The Doomed City is a classic Russian dystopian novel which was started in the 1960’s but not released until the 1980’s. Writing the novel and then hiding it was a seditious act. Owning the once solitary manuscript copy was to court disaster in the form of the harsh retribution of the state.

What was all the fuss about? I don’t want you to be put off by the idea that because the novel was written in the politically harsh and defunct Soviet Union that means that, as an outsider, you can never pick up on its nuances. The queues that were ubiquitous in the old Soviet Union appear in The Doomed City as well. I think also that the siege of Leningrad serves as a paradigm of human suffering that has a lease on the imaginations that wrote this story.

Maybe you had to be there? But no, as science fiction it’s a genre buster, non-formulaic. Comparable to the texts of Orwell and Kafka, The Doomed City is a twentieth century mind fucker.

Andrei is the guiding character. We first meet him as a garbage man. He loves his work! But before he came to the city he was a stellar astronomer. Later on in the story he will be a detective, the editor of a literary newspaper, and finally a high functionary of the state. In the city, you rotate your occupation. A doctor for one period of service, maybe a roofer for the next. There’s a character named Wang who loves the simple life. When he is appointed a caretaker he’s happy with the low stress job. When he’s later assigned to be a factory manager he resists and tricks the bureaucracy into keeping him on as a caretaker beyond his time. He’s finally caught out and sent to the swamps for six months as a punishment.

In the city they turn on the sun and turn it off, like the ceiling fixture in my home office that I don’t like to use because the light is so harsh. And then there are the baboons. This is real early in the story so it’s not a spoiler. All at once, the city is overrun by baboons…you know…our primate cousins. They cause chaos and the civil authorities seem amazingly incompetent in restoring order. Drawing on mid-twentieth history, there’s a sprinkling of Nazis in the citizenry. The populace is drawn from all over. Some of the characters make anti-Semitic remarks and there’s at least one homophobic reference. Women are not treated very well in The Doomed City either. This is a man’s world.

You get the idea that you had to be pretty hard up to enlist in the city. But it’s an experiment. “The experiment is the experiment” is the most quoted line in the book. You may suffer or be bewildered now, but you are suffering towards a utopian goal that it seems gets infinitely postponed. Some malcontents even whisper that the experiment really ended years ago and they have been abandoned, as if their gods have walked away from them.

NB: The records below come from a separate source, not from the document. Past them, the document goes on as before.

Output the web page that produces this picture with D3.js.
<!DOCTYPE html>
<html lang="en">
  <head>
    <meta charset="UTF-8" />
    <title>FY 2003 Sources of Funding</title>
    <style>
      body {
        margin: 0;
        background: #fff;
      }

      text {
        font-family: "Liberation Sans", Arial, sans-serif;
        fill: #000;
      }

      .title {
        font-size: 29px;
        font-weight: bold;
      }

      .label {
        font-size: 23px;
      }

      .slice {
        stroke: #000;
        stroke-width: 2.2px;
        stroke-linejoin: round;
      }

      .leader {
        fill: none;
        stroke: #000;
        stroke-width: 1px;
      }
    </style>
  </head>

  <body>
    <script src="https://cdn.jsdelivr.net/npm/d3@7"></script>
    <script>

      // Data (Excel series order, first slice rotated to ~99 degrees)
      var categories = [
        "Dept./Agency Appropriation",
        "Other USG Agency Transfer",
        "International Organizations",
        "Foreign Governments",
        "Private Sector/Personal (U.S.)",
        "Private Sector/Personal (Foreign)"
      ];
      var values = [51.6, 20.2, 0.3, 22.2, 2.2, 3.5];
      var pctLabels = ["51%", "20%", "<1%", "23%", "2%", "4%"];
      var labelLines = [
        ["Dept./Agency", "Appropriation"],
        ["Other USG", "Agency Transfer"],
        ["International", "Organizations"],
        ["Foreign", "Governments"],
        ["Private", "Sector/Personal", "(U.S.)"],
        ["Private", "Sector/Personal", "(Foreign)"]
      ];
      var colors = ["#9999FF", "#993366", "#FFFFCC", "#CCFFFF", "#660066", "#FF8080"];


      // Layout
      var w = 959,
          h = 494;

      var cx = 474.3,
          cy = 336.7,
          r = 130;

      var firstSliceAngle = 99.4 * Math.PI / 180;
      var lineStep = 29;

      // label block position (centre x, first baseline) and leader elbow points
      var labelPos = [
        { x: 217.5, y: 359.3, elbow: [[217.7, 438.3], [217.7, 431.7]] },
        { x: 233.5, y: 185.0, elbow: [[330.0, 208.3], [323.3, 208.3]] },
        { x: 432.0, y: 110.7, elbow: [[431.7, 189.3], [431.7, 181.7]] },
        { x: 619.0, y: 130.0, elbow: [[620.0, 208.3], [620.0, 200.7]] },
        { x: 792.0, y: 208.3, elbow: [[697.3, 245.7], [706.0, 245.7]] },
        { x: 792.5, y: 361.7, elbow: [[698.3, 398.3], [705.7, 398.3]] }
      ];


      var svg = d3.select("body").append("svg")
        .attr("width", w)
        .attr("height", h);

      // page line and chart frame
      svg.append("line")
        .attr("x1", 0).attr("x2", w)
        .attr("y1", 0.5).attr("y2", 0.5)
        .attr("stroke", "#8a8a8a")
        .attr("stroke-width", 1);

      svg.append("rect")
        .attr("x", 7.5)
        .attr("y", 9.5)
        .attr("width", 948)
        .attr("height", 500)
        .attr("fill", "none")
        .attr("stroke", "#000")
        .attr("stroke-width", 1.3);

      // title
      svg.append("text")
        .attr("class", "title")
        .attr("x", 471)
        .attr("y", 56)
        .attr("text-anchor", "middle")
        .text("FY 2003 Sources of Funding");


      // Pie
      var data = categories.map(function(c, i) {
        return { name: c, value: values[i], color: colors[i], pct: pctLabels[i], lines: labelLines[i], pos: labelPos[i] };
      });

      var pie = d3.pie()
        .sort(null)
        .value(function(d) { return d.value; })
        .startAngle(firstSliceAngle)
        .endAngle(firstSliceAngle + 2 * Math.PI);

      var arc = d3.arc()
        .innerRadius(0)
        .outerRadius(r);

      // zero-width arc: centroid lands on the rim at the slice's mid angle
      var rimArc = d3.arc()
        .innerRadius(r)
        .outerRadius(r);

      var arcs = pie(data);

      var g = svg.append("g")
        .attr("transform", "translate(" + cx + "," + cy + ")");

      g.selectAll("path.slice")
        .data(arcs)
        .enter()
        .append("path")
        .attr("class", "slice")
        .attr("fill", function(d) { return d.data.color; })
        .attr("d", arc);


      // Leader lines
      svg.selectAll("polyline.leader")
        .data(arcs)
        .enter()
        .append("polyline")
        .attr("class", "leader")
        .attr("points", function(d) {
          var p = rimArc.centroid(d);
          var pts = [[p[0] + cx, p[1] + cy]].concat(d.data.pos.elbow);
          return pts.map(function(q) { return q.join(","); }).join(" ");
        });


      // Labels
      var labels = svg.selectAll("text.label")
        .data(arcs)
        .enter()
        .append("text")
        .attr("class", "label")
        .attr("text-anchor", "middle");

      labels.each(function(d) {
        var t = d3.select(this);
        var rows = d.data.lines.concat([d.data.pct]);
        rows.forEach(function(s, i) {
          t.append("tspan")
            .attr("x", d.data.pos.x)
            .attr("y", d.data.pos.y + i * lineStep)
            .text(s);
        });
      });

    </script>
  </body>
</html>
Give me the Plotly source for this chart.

The Soviet Union may have been a nightmare of incompetence and terror and The Doomed City is its funhouse mirror. But even in hell there are levels, as in Dante. Beyond the city is an abandoned urban wasteland, as if centuries ago the experiment was tried before and failed. “Shark wolves” and “Iron heads”…monsters…are said to roam this wasteland which may contain the secret of our characters’ fates.

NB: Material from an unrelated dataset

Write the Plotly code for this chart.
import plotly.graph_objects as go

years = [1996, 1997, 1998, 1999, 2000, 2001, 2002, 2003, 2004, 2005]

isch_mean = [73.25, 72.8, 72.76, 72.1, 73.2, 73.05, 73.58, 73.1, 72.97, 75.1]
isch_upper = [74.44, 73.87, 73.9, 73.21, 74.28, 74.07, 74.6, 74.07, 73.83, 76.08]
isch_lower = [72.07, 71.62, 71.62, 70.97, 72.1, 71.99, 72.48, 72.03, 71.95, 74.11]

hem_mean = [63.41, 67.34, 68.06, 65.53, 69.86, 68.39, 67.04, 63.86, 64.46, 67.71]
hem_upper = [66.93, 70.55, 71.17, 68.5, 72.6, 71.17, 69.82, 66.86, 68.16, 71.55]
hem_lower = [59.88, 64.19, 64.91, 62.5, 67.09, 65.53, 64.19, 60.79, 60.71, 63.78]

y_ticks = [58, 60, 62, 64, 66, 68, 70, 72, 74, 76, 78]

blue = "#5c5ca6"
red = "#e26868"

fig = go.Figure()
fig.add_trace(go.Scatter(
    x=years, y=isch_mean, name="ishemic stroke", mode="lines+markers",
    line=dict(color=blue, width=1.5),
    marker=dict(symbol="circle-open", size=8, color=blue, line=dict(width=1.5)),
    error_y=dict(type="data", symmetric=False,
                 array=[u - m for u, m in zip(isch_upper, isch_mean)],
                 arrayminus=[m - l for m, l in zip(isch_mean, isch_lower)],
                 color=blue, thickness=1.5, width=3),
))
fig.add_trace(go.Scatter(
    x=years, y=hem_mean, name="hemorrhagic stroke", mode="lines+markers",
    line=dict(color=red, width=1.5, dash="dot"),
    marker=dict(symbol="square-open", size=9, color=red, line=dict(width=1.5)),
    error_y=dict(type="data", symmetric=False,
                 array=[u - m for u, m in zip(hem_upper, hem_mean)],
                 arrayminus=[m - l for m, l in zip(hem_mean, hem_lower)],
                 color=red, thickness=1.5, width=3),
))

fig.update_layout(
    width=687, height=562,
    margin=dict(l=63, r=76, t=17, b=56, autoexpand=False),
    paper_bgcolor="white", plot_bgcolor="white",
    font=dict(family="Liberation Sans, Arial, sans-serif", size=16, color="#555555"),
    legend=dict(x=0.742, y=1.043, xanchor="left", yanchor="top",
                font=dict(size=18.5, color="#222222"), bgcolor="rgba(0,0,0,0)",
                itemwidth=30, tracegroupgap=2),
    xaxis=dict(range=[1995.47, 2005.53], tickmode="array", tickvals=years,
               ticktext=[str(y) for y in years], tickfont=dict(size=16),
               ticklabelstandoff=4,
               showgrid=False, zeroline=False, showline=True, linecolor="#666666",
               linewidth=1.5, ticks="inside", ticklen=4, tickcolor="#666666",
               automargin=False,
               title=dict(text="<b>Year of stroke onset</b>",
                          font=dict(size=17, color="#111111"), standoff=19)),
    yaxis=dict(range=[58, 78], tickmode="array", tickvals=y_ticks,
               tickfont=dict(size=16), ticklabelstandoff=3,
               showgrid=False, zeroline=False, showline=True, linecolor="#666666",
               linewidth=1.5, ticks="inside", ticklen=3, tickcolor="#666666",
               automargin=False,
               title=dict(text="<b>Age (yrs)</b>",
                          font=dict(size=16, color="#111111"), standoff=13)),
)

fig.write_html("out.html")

And beyond that…there are more beyonds than you can count in this nightscape…there is rumored to be the greatest terror of all, “the anti-city” with it’s “anti-residents”. Xenophobia reigns in The Doomed City but is also nobly confronted. Hey, Russia never was a liberal democracy and that has consequences. But look who we have running for office in our country, so I’m not getting smug about it.

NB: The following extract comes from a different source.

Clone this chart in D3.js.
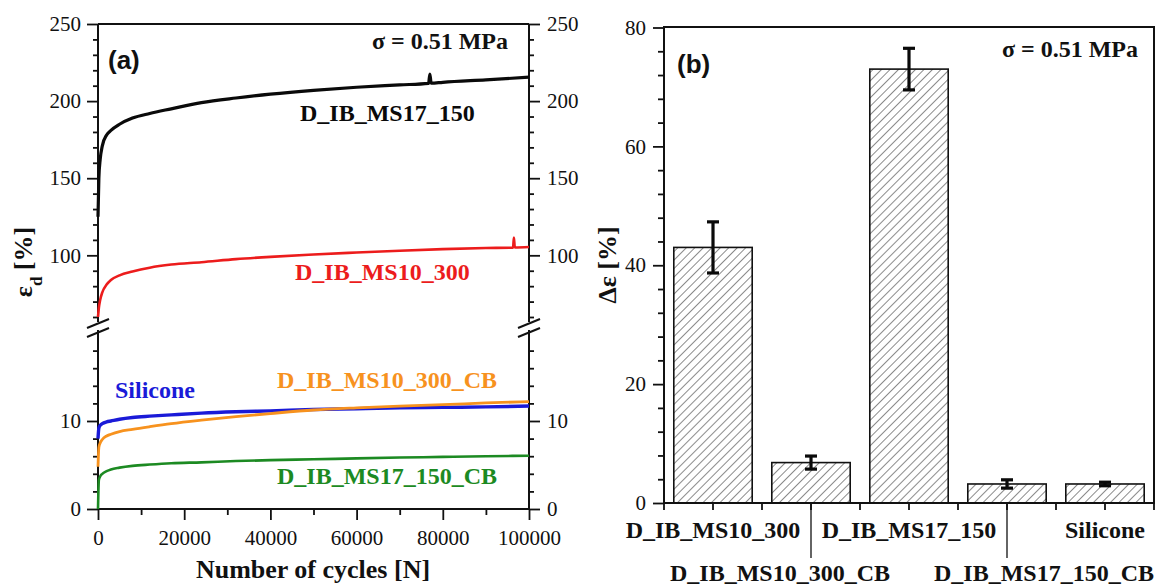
<!DOCTYPE html>
<html>
<head>
<meta charset="utf-8">
<script src="https://cdn.jsdelivr.net/npm/d3@7"></script>
<style>
  body { margin: 0; background: #fff; }
  svg { display: block; }
  text { font-family: "Liberation Serif", "Times New Roman", serif; fill: #111; }
</style>
</head>
<body>
<svg id="chart" width="1159" height="585"></svg>
<script>
// ---------- panel (a): creep strain vs. number of cycles ----------
const baseCycles = [0, 200, 500, 1000, 2000, 3000, 5000, 8000, 12000, 17000, 24000, 32000, 40000, 50000, 60000, 70000, 80000, 90000, 100000];

const cyclesMS17 = [0, 200, 500, 1000, 2000, 3000, 5000, 8000, 12000, 17000, 24000, 32000, 40000, 50000, 60000, 70000, 76700, 77000, 77300, 80000, 90000, 100000];
const strainMS17 = [125, 150, 162, 171, 178, 181, 185, 189, 192, 195, 199, 202, 204.5, 207, 209, 210.5, 211.5, 217.5, 211.6, 212.2, 213.8, 215.5];

const cyclesMS10 = [0, 200, 500, 1000, 2000, 3000, 5000, 8000, 12000, 17000, 24000, 32000, 40000, 50000, 60000, 70000, 80000, 90000, 96300, 96500, 96700, 100000];
const strainMS10 = [60, 66, 71, 76, 81, 84, 87, 89.5, 92, 94, 95.5, 97.5, 99, 100.5, 101.8, 103, 104, 104.7, 105, 111.5, 105.1, 105.4];

const strainSilicone = [8.0, 9.2, 9.5, 9.7, 9.9, 10.0, 10.2, 10.4, 10.55, 10.7, 10.9, 11.05, 11.15, 11.3, 11.4, 11.5, 11.55, 11.6, 11.7];
const strainMS10CB   = [4.8, 7.0, 7.5, 7.9, 8.3, 8.5, 8.8, 9.05, 9.35, 9.7, 10.1, 10.5, 10.85, 11.25, 11.5, 11.7, 11.85, 12.05, 12.2];
const strainMS17CB   = [0, 3.3, 3.7, 4.0, 4.3, 4.5, 4.7, 4.9, 5.05, 5.2, 5.3, 5.45, 5.55, 5.65, 5.75, 5.85, 5.92, 6.0, 6.05];

const xTicksA      = [0, 20000, 40000, 60000, 80000, 100000];
const xMinorTicksA = [10000, 30000, 50000, 70000, 90000];
const yTicksUpper      = [100, 150, 200, 250];
const yMinorTicksUpper = [60, 70, 80, 90, 110, 120, 130, 140, 160, 170, 180, 190, 210, 220, 230, 240];
const yTicksLower      = [0, 10];
const yMinorTicksLower = [2, 4, 6, 8, 12, 14, 16, 18];

// ---------- panel (b): strain increase per sample ----------
const samples   = ["D_IB_MS10_300", "D_IB_MS10_300_CB", "D_IB_MS17_150", "D_IB_MS17_150_CB", "Silicone"];
const deltaEps  = [43.0, 6.8, 73.0, 3.2, 3.2];
const deltaErr  = [4.3, 1.1, 3.5, 0.7, 0.3];
const yTicksB      = [0, 20, 40, 60, 80];
const yMinorTicksB = [4, 8, 12, 16, 24, 28, 32, 36, 44, 48, 52, 56, 64, 68, 72, 76];

const svg = d3.select("#chart");

// ===================== panel (a) =====================
const A = { left: 98, right: 529, top: 24, bottom: 509 };
const x = d3.scaleLinear().domain([0, 100000]).range([A.left, A.right]);
const yUp  = d3.scaleLinear().domain([60, 250]).range([317, A.top]);
const yLow = d3.scaleLinear().domain([0, 20]).range([A.bottom, 333]);

const gA = svg.append("g");

function styleAxis(g, size) {
  g.select(".domain").remove();
  g.selectAll(".tick line").attr("stroke", "#111").attr("stroke-width", 1.8);
  g.selectAll(".tick text").style("font-size", size + "px")
    .style("font-family", "'Liberation Serif', 'Times New Roman', serif").attr("fill", "#1a1a1a");
}

// left and right axes, upper and lower segments
[[yUp, yTicksUpper, yMinorTicksUpper], [yLow, yTicksLower, yMinorTicksLower]].forEach(([sc, maj, min]) => {
  gA.append("g").attr("transform", `translate(${A.left},0)`)
    .call(d3.axisLeft(sc).tickValues(min).tickSize(5).tickFormat(""))
    .call(g => styleAxis(g, 21));
  gA.append("g").attr("transform", `translate(${A.left},0)`)
    .call(d3.axisLeft(sc).tickValues(maj).tickSize(11).tickPadding(6).tickFormat(d3.format("d")))
    .call(g => styleAxis(g, 21));
  gA.append("g").attr("transform", `translate(${A.right},0)`)
    .call(d3.axisRight(sc).tickValues(min).tickSize(5).tickFormat(""))
    .call(g => styleAxis(g, 21));
  gA.append("g").attr("transform", `translate(${A.right},0)`)
    .call(d3.axisRight(sc).tickValues(maj).tickSize(11).tickPadding(7).tickFormat(d3.format("d")))
    .call(g => styleAxis(g, 21));
});

// bottom axis
gA.append("g").attr("transform", `translate(0,${A.bottom})`)
  .call(d3.axisBottom(x).tickValues(xMinorTicksA).tickSize(6).tickFormat(""))
  .call(g => styleAxis(g, 21));
gA.append("g").attr("transform", `translate(0,${A.bottom})`)
  .call(d3.axisBottom(x).tickValues(xTicksA).tickSize(11).tickPadding(10).tickFormat(d3.format("d")))
  .call(g => styleAxis(g, 21));

// frame with broken vertical axes
const frameA = gA.append("g").attr("stroke", "#111").attr("stroke-width", 2).attr("fill", "none");
frameA.append("line").attr("x1", A.left).attr("x2", A.right).attr("y1", A.top).attr("y2", A.top);
frameA.append("line").attr("x1", A.left).attr("x2", A.right).attr("y1", A.bottom).attr("y2", A.bottom);
[A.left, A.right].forEach(xx => {
  frameA.append("line").attr("x1", xx).attr("x2", xx).attr("y1", A.top).attr("y2", yUp(60) + 5);
  frameA.append("line").attr("x1", xx).attr("x2", xx).attr("y1", yLow(20) - 3).attr("y2", A.bottom);
  // break marks
  frameA.append("line").attr("x1", xx - 11).attr("y1", 328).attr("x2", xx + 11).attr("y2", 319);
  frameA.append("line").attr("x1", xx - 11).attr("y1", 337).attr("x2", xx + 11).attr("y2", 328);
});

// curves
const upperSeries = [
  { c: cyclesMS17, v: strainMS17, color: "#0a0a0a", w: 3.2 },
  { c: cyclesMS10, v: strainMS10, color: "#ec1c1c", w: 2.6 }
];
const lowerSeries = [
  { c: baseCycles, v: strainSilicone, color: "#1a1ad8", w: 3.4 },
  { c: baseCycles, v: strainMS10CB,   color: "#f7921e", w: 2.8 },
  { c: baseCycles, v: strainMS17CB,   color: "#1c8a22", w: 2.6 }
];
const lineUp  = d3.line().x(d => x(d[0])).y(d => yUp(d[1])).curve(d3.curveMonotoneX);
const lineLow = d3.line().x(d => x(d[0])).y(d => yLow(d[1])).curve(d3.curveMonotoneX);
upperSeries.forEach(s => {
  gA.append("path").datum(d3.zip(s.c, s.v)).attr("d", lineUp)
    .attr("fill", "none").attr("stroke", s.color).attr("stroke-width", s.w).attr("stroke-linejoin", "round");
});
lowerSeries.forEach(s => {
  gA.append("path").datum(d3.zip(s.c, s.v)).attr("d", lineLow)
    .attr("fill", "none").attr("stroke", s.color).attr("stroke-width", s.w).attr("stroke-linejoin", "round");
});

// annotations
const labelsA = [
  { t: "D_IB_MS17_150",    x: 300, y: 121, color: "#0a0a0a" },
  { t: "D_IB_MS10_300",    x: 295, y: 280, color: "#ec1c1c" },
  { t: "Silicone",         x: 115, y: 398, color: "#1a1ad8" },
  { t: "D_IB_MS10_300_CB", x: 277, y: 388, color: "#f7921e" },
  { t: "D_IB_MS17_150_CB", x: 277, y: 484, color: "#1c8a22" }
];
labelsA.forEach(l => {
  gA.append("text").attr("x", l.x).attr("y", l.y).text(l.t)
    .style("font-size", "24px").style("font-weight", "bold").style("fill", l.color);
});
gA.append("text").attr("x", 508).attr("y", 49).attr("text-anchor", "end")
  .style("font-size", "24px").style("font-weight", "bold").text("σ = 0.51 MPa");
gA.append("text").attr("x", 108).attr("y", 69)
  .style("font-family", "'Liberation Sans', Arial, sans-serif").style("font-size", "26px").style("font-weight", "bold").text("(a)");
gA.append("text").attr("x", 313).attr("y", 578).attr("text-anchor", "middle")
  .style("font-size", "26px").style("font-weight", "bold").text("Number of cycles [N]");
const yTitleA = gA.append("text").attr("transform", "translate(32,262) rotate(-90)").attr("text-anchor", "middle")
  .style("font-size", "26px").style("font-weight", "bold");
yTitleA.append("tspan").text("ε");
yTitleA.append("tspan").attr("baseline-shift", "sub").style("font-size", "17px").text("d");
yTitleA.append("tspan").text(" [%]");

// ===================== panel (b) =====================
const B = { left: 664, right: 1154, top: 27, bottom: 503 };
const xb = d3.scaleBand().domain(samples).range([B.left, B.right]).paddingInner(0.2).paddingOuter(0.1);
const yb = d3.scaleLinear().domain([0, 80]).range([B.bottom, 27.5]);
const gB = svg.append("g");

const defs = svg.append("defs");
const pat = defs.append("pattern").attr("id", "hatch").attr("patternUnits", "userSpaceOnUse")
  .attr("width", 6).attr("height", 6).attr("patternTransform", "rotate(45)");
pat.append("rect").attr("width", 6).attr("height", 6).attr("fill", "#fff");
pat.append("line").attr("x1", 0).attr("y1", 0).attr("x2", 0).attr("y2", 6)
  .attr("stroke", "#2a2a2a").attr("stroke-width", 1.1);

gB.append("g").attr("transform", `translate(${B.left},0)`)
  .call(d3.axisLeft(yb).tickValues(yMinorTicksB).tickSize(6).tickFormat(""))
  .call(g => styleAxis(g, 21));
gB.append("g").attr("transform", `translate(${B.left},0)`)
  .call(d3.axisLeft(yb).tickValues(yTicksB).tickSize(11).tickPadding(7).tickFormat(d3.format("d")))
  .call(g => styleAxis(g, 21));

// bars
gB.selectAll("rect.bar").data(samples).join("rect").attr("class", "bar")
  .attr("x", d => xb(d)).attr("width", xb.bandwidth())
  .attr("y", (d, i) => yb(deltaEps[i])).attr("height", (d, i) => yb(0) - yb(deltaEps[i]))
  .attr("fill", "url(#hatch)").attr("stroke", "#111").attr("stroke-width", 1.6);

// error bars
const eb = gB.append("g").attr("stroke", "#0a0a0a").attr("stroke-width", 3.2);
samples.forEach((s, i) => {
  const cx = xb(s) + xb.bandwidth() / 2;
  const hi = yb(deltaEps[i] + deltaErr[i]), lo = yb(deltaEps[i] - deltaErr[i]);
  eb.append("line").attr("x1", cx).attr("x2", cx).attr("y1", hi).attr("y2", lo);
  eb.append("line").attr("x1", cx - 6).attr("x2", cx + 6).attr("y1", hi).attr("y2", hi);
  eb.append("line").attr("x1", cx - 6).attr("x2", cx + 6).attr("y1", lo).attr("y2", lo);
});

// bottom ticks: bar centres and band edges
const step = xb.step();
const tickXs = [];
samples.forEach(s => { tickXs.push(xb(s) - step * 0.1); tickXs.push(xb(s) + xb.bandwidth() / 2); });
tickXs.push(B.right);
gB.append("g").selectAll("line").data(tickXs).join("line")
  .attr("x1", d => d).attr("x2", d => d).attr("y1", B.bottom).attr("y2", B.bottom + 7)
  .attr("stroke", "#111").attr("stroke-width", 1.8);

// frame
gB.append("rect").attr("x", B.left).attr("y", B.top).attr("width", B.right - B.left).attr("height", B.bottom - B.top)
  .attr("fill", "none").attr("stroke", "#111").attr("stroke-width", 2);

// staggered category labels; the lower row is nudged sideways so the two long names don't collide
const lowerRowShift = [0, -31, 0, 37, 0];
samples.forEach((s, i) => {
  const cx = xb(s) + xb.bandwidth() / 2;
  const low = i % 2 === 1;
  if (low) {
    gB.append("line").attr("x1", cx).attr("x2", cx).attr("y1", B.bottom).attr("y2", 558)
      .attr("stroke", "#111").attr("stroke-width", 1.3);
  }
  gB.append("text").attr("x", cx + lowerRowShift[i]).attr("y", low ? 581 : 538).attr("text-anchor", "middle")
    .style("font-size", "24px").style("font-weight", "bold").text(s);
});

gB.append("text").attr("x", 1138).attr("y", 57).attr("text-anchor", "end")
  .style("font-size", "24px").style("font-weight", "bold").text("σ = 0.51 MPa");
gB.append("text").attr("x", 677).attr("y", 73)
  .style("font-family", "'Liberation Sans', Arial, sans-serif").style("font-size", "26px").style("font-weight", "bold").text("(b)");
gB.append("text").attr("transform", "translate(616,265) rotate(-90)").attr("text-anchor", "middle")
  .style("font-size", "26px").style("font-weight", "bold").text("Δε [%]");
</script>
</body>
</html>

I hope I have interested you in The Doomed City without revealing too much about it. Clarity would be contrary to the ethos of the book…until the very end anyway. I admire the Strugatsky brothers for their work on this most ambitious of their novels, and Russia has always done high art well. As someone in the book says, it’s not literature until someone reads it. Put another way, it’s not a book unless it’s opened.